On top of other challenges health care systems have faced as Iowa begins to emerge from the coronavirus pandemic, leaders at area hospitals say they are grappling not only with workforce shortages but also with what it means to support a health care team that has been traumatized by COVID-19 over the past year.
Chief executive officers from the hospitals in Cedar Rapids and Iowa City said this week one of their biggest concerns as their systems plan for a post-pandemic future is helping their health care providers cope with lingering stress and burnout, even as recruitment and staffing remain a challenge.
For nearly a year, front line health care workers across Iowa have cared for thousands infected with the novel coronavirus, which at times threatened to overwhelm hospitals. They worked long hours, while oftentimes putting themselves at risk for infection — an experience that is “not different from going through a war,” University of Iowa Hospitals and Clinics CEO Suresh Gunasekaran said.

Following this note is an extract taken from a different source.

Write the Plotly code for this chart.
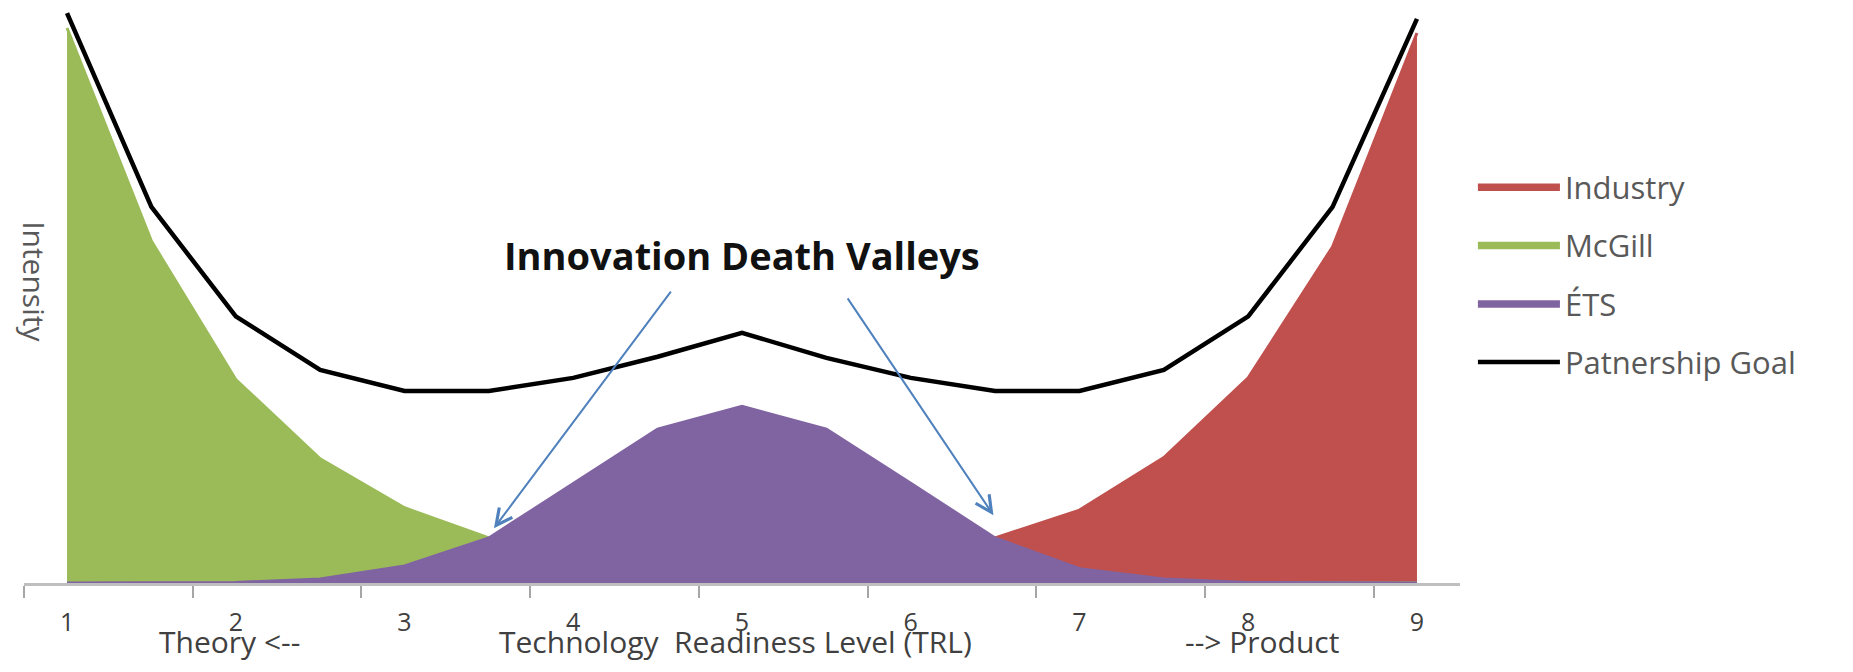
import plotly.graph_objects as go

# ---- data ----
trl_x = [1, 1.5, 2, 2.5, 3, 3.5, 4, 4.5, 5, 5.5, 6, 6.5, 7, 7.5, 8, 8.5, 9]
industry = [0, 0, 0, 0, 0, 0, 0.2, 0.5, 1.2, 2.5, 4.5, 7.9, 12.8, 22.0, 36.0, 59.0, 96.5]
mcgill = [97.4, 60.0, 35.7, 21.8, 13.2, 7.9, 4.5, 2.5, 1.2, 0.5, 0.2, 0, 0, 0, 0, 0, 0]
ets = [0, 0, 0.1, 0.7, 3.0, 7.9, 17.5, 27.0, 31.0, 27.0, 17.5, 7.9, 2.5, 0.7, 0.1, 0, 0]
goal = [100, 66, 46.8, 37.4, 33.7, 33.7, 36, 39.7, 43.9, 39.5, 36, 33.7, 33.7, 37.4, 46.8, 66, 99]

tick_levels = [1, 2, 3, 4, 5, 6, 7, 8, 9]
tick_labels = ["1", "2", "3", "4", "5", "6", "7", "8", "9"]

series_names = ["Industry", "McGill", "ÉTS", "Patnership Goal"]
colors = {"Industry": "#C0504D", "McGill": "#9BBB59", "ÉTS": "#8064A2", "Patnership Goal": "#000000"}

X_MIN, X_MAX = 0.745, 9.255
Y_MAX = 100.9
tick_marks = [X_MIN + k for k in range(9)]

FONT = "Open Sans"

fig = go.Figure()
for name, vals in zip(series_names[:3], [industry, mcgill, ets]):
    fig.add_trace(go.Scatter(
        x=trl_x, y=vals, name=name, mode="lines", fill="tozeroy",
        fillcolor=colors[name], line=dict(color=colors[name], width=3),
        legendgroup=name,
    ))
fig.add_trace(go.Scatter(
    x=trl_x, y=goal, name=series_names[3], mode="lines",
    line=dict(color=colors["Patnership Goal"], width=4.5),
    legendgroup=series_names[3], xaxis="x2",
))

title_font = dict(family=FONT, size=30, color="#404040")
TITLE_Y = -0.102
annotations = [
    dict(text="Innovation Death Valleys", x=5.0, y=57.5, xref="x", yref="y",
         showarrow=False, font=dict(family=FONT, size=38, color="#111111", weight="bold")),
    dict(text="", x=3.53, y=9.6, ax=4.585, ay=51.4, xref="x", yref="y", axref="x", ayref="y",
         showarrow=True, arrowhead=5, arrowsize=1.6, arrowwidth=2, arrowcolor="#4F81BD"),
    dict(text="", x=6.49, y=11.9, ax=5.62, ay=50.2, xref="x", yref="y", axref="x", ayref="y",
         showarrow=True, arrowhead=5, arrowsize=1.6, arrowwidth=2, arrowcolor="#4F81BD"),
    dict(text="Intensity", x=0.81, y=52.8, xref="x", yref="y", showarrow=False, textangle=90,
         font=dict(family=FONT, size=30, color="#595959")),
    dict(text="Theory <--", x=1.96, y=TITLE_Y, xref="x", yref="paper", yanchor="middle",
         showarrow=False, font=title_font),
    dict(text="Technology&nbsp;&nbsp;Readiness Level (TRL)", x=4.96, y=TITLE_Y, xref="x", yref="paper",
         yanchor="middle", showarrow=False, font=title_font),
    dict(text="--> Product", x=8.08, y=TITLE_Y, xref="x", yref="paper", yanchor="middle",
         showarrow=False, font=title_font),
]

fig.update_layout(
    width=1837, height=656, autosize=False,
    margin=dict(l=16, r=385, t=0, b=81),
    plot_bgcolor="white", paper_bgcolor="white",
    showlegend=True,
    legend=dict(x=1.009, y=0.735, xanchor="left", yanchor="top",
                traceorder="grouped", tracegroupgap=15, itemwidth=82,
                font=dict(family=FONT, size=31, color="#595959"),
                bgcolor="rgba(0,0,0,0)"),
    xaxis=dict(range=[X_MIN, X_MAX], tickvals=tick_levels, ticktext=tick_labels,
               ticks="", showline=False, showgrid=False, zeroline=False,
               ticklabelstandoff=22,
               tickfont=dict(family=FONT, size=25, color="#404040")),
    xaxis2=dict(range=[X_MIN, X_MAX], overlaying="x", anchor="y", side="bottom",
                tickvals=tick_marks, ticks="outside", ticklen=12, tickwidth=2,
                tickcolor="#A6A6A6", showticklabels=False, showline=True,
                linecolor="#BFBFBF", linewidth=3, showgrid=False, zeroline=False),
    yaxis=dict(range=[0, Y_MAX], visible=False),
    annotations=annotations,
)

fig.write_html("out.html")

Even with the COVID-19 vaccines slowly making their way into arms, Gunasekaran said many of his providers say they don’t see the shot as a light at the end of the tunnel because they still are caring for patients with the virus.
“They are still living in it,” Gunasekaran said during a panel sponsored by the Corridor Business Journal.
The hospital executives said they all are working to understand how they can better support their staff in the coming weeks and days.
Though it’s been a long-standing issue across the state, the pandemic has illustrated how dire the health care workforce shortages are for area hospitals. This has forced officials to think more broadly on how they would solidify the workforce, including nurses, physicians and other qualified positions.
“It’s not a bed shortage, it’s a staff shortage,” said Tim Charles, CEO of Mercy Medical Center in Cedar Rapids. “We had plenty of beds, but the challenge was having enough staff to help address patients in those beds.”
To cope, Mercy Medical Center relied on traveling nurses to address gaps in staffing, which cost $120 per hour per nurse, Charles said.
Another challenge that has faced hospitals has been the inconsistency of communication among local, state and federal partners, said Michelle Niermann, CEO of UnityPoint Health-Cedar Rapids.
That’s still the case for other policies announced by state leaders, such as the online COVID-19 vaccination scheduling system, which will be created by Microsoft, that state public health officials plan to implement in the coming weeks.
Area hospitals say they have not received much information about the new system from state officials, and add they have questions on how that statewide system will interface with their electronic medical record systems and online platforms they currently are using to sign up patients for appointments.
“It’s a mystery to me how that will all come together,” Niermann said.
Hospitals in the Corridor, as well as many health care providers across the state, are at the forefront of the COVID-19 vaccination effort, which kicked off in December. State vaccination guidelines opened at the beginning of this month to a wider subset of the population under Phase 1B.
However, the rollout is going slowly, according to area health care systems, who say they can vaccinate at a higher rate but are limited by the current supply.
“For those of us on the front line, we’re definitely experiencing a shortage,” Gunasekaran said.
“We can vaccinate more patients than what we’re being provided vaccines for. That puts us in the difficult position of deciding who we vaccinate.”